Begin at the line containing "What matplotlib code" and stop at the line containing "ax.set_ylabel('沉降率', family=cjk, fontsize=10.5, labelpad=2)"; copy those lines exactly, ends included, and nothing else.

[Collected data entries]
-=-=-

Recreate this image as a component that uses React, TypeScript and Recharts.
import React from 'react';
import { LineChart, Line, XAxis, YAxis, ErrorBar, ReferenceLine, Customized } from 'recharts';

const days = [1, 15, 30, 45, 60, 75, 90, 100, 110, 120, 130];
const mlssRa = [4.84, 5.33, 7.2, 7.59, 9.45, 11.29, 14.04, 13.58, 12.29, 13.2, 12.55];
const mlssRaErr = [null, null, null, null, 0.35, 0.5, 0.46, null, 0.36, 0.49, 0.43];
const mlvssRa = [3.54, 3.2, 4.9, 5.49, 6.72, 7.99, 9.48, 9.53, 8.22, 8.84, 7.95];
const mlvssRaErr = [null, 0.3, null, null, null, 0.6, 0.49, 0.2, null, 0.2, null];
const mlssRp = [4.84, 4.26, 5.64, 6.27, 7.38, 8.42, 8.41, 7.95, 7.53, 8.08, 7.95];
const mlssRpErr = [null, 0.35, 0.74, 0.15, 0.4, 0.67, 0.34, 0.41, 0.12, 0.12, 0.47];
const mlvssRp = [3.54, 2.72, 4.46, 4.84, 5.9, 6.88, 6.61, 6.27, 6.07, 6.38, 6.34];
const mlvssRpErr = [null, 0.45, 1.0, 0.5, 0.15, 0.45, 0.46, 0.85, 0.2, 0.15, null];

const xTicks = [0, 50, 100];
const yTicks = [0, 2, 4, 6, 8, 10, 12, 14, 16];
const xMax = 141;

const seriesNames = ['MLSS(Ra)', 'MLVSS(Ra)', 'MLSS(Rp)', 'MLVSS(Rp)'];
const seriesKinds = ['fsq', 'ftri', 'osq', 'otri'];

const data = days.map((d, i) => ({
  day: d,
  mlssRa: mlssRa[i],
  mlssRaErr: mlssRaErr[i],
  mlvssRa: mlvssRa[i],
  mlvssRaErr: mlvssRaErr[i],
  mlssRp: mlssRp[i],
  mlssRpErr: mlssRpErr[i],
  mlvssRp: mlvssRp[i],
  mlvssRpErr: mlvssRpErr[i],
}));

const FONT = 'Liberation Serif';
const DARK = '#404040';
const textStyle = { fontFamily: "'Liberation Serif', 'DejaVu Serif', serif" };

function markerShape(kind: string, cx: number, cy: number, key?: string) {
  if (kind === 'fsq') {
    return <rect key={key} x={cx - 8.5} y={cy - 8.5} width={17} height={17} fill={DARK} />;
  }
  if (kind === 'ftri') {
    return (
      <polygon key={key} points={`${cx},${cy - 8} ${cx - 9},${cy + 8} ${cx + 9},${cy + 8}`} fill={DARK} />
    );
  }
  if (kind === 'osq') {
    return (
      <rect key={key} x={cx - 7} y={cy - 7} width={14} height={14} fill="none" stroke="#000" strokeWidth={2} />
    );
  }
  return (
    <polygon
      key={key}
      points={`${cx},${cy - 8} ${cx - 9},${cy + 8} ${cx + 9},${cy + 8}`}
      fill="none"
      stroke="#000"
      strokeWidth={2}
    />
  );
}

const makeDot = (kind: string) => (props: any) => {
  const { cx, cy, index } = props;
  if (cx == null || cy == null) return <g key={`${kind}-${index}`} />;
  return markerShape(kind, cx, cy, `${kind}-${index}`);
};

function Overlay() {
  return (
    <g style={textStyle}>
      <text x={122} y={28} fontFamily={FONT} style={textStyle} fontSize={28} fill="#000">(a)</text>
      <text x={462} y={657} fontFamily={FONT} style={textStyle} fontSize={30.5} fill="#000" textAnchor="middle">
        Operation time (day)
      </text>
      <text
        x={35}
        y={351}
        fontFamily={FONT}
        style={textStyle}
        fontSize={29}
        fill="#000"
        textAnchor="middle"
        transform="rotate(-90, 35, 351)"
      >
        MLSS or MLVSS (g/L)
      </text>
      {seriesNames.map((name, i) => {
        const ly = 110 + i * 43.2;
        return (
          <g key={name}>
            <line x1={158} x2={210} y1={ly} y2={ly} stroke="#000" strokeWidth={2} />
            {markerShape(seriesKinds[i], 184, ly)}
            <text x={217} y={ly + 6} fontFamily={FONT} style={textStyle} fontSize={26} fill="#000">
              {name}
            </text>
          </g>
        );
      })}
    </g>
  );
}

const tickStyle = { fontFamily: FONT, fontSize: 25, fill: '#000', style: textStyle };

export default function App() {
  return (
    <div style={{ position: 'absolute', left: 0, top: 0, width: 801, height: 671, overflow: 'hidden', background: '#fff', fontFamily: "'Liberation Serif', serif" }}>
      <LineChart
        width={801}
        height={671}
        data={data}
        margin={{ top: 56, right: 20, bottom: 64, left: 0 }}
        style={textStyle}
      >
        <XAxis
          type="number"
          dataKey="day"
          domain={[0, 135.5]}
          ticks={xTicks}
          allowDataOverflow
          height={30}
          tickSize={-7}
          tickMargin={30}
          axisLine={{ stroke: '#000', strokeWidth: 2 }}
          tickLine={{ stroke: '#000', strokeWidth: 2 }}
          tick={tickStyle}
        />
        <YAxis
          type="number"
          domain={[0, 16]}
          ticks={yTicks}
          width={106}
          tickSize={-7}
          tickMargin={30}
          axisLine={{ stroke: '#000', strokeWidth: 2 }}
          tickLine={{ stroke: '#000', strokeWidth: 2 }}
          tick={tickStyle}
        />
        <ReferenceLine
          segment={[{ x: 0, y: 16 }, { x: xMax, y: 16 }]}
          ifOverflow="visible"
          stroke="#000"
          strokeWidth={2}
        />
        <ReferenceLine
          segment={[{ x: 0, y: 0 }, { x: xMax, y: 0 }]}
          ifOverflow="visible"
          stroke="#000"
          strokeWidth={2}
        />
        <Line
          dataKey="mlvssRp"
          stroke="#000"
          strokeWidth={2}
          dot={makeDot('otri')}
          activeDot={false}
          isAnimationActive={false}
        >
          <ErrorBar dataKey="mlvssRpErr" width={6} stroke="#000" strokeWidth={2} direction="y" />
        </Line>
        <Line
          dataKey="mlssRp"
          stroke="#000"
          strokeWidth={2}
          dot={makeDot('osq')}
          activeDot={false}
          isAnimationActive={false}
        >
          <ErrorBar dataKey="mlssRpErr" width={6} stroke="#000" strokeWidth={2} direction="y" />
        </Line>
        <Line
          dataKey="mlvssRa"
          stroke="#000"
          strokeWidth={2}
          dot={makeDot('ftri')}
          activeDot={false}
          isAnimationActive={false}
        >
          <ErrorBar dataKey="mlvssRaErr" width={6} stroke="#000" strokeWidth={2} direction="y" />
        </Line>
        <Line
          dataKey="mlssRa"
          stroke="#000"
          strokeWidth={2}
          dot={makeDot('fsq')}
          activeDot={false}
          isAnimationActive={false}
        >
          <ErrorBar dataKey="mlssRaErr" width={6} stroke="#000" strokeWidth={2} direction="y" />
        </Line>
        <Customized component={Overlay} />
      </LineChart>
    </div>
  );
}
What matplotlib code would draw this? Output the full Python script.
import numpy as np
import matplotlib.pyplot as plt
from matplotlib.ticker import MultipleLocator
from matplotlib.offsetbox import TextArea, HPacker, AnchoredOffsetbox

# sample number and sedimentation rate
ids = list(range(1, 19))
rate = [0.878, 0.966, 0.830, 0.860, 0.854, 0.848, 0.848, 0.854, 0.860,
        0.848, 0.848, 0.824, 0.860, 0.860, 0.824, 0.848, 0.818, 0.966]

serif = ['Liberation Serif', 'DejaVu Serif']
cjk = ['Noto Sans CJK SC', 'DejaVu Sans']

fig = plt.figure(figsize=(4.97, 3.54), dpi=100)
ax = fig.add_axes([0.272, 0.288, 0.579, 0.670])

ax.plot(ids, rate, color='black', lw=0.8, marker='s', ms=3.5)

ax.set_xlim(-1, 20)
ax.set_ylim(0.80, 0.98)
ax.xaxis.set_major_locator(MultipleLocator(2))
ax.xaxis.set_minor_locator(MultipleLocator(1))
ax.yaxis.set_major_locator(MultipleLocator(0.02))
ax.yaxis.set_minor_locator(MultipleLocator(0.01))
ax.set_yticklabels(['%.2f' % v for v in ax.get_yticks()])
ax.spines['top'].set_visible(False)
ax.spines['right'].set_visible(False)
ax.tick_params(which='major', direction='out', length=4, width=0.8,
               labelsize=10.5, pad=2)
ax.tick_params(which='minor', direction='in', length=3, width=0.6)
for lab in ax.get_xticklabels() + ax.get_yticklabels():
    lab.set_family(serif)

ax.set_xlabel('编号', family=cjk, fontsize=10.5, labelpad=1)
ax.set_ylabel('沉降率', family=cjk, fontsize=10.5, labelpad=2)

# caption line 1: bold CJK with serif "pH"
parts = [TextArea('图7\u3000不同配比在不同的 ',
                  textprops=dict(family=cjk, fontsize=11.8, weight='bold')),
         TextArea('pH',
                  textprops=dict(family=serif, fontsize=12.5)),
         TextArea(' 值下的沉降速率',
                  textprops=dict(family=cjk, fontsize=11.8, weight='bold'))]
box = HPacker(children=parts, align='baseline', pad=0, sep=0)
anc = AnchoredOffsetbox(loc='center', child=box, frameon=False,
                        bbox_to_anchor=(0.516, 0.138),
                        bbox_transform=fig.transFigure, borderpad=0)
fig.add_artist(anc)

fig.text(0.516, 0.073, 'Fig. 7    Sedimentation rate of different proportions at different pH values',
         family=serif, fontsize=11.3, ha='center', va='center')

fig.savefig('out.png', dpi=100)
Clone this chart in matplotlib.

-=-=-

• [Correct response]:
What matplotlib code would draw this? Output the full Python script.
import numpy as np
import matplotlib.pyplot as plt
from matplotlib.ticker import MultipleLocator
from matplotlib.offsetbox import TextArea, HPacker, AnchoredOffsetbox

# sample number and sedimentation rate
ids = list(range(1, 19))
rate = [0.878, 0.966, 0.830, 0.860, 0.854, 0.848, 0.848, 0.854, 0.860,
        0.848, 0.848, 0.824, 0.860, 0.860, 0.824, 0.848, 0.818, 0.966]

serif = ['Liberation Serif', 'DejaVu Serif']
cjk = ['Noto Sans CJK SC', 'DejaVu Sans']

fig = plt.figure(figsize=(4.97, 3.54), dpi=100)
ax = fig.add_axes([0.272, 0.288, 0.579, 0.670])

ax.plot(ids, rate, color='black', lw=0.8, marker='s', ms=3.5)

ax.set_xlim(-1, 20)
ax.set_ylim(0.80, 0.98)
ax.xaxis.set_major_locator(MultipleLocator(2))
ax.xaxis.set_minor_locator(MultipleLocator(1))
ax.yaxis.set_major_locator(MultipleLocator(0.02))
ax.yaxis.set_minor_locator(MultipleLocator(0.01))
ax.set_yticklabels(['%.2f' % v for v in ax.get_yticks()])
ax.spines['top'].set_visible(False)
ax.spines['right'].set_visible(False)
ax.tick_params(which='major', direction='out', length=4, width=0.8,
               labelsize=10.5, pad=2)
ax.tick_params(which='minor', direction='in', length=3, width=0.6)
for lab in ax.get_xticklabels() + ax.get_yticklabels():
    lab.set_family(serif)

ax.set_xlabel('编号', family=cjk, fontsize=10.5, labelpad=1)
ax.set_ylabel('沉降率', family=cjk, fontsize=10.5, labelpad=2)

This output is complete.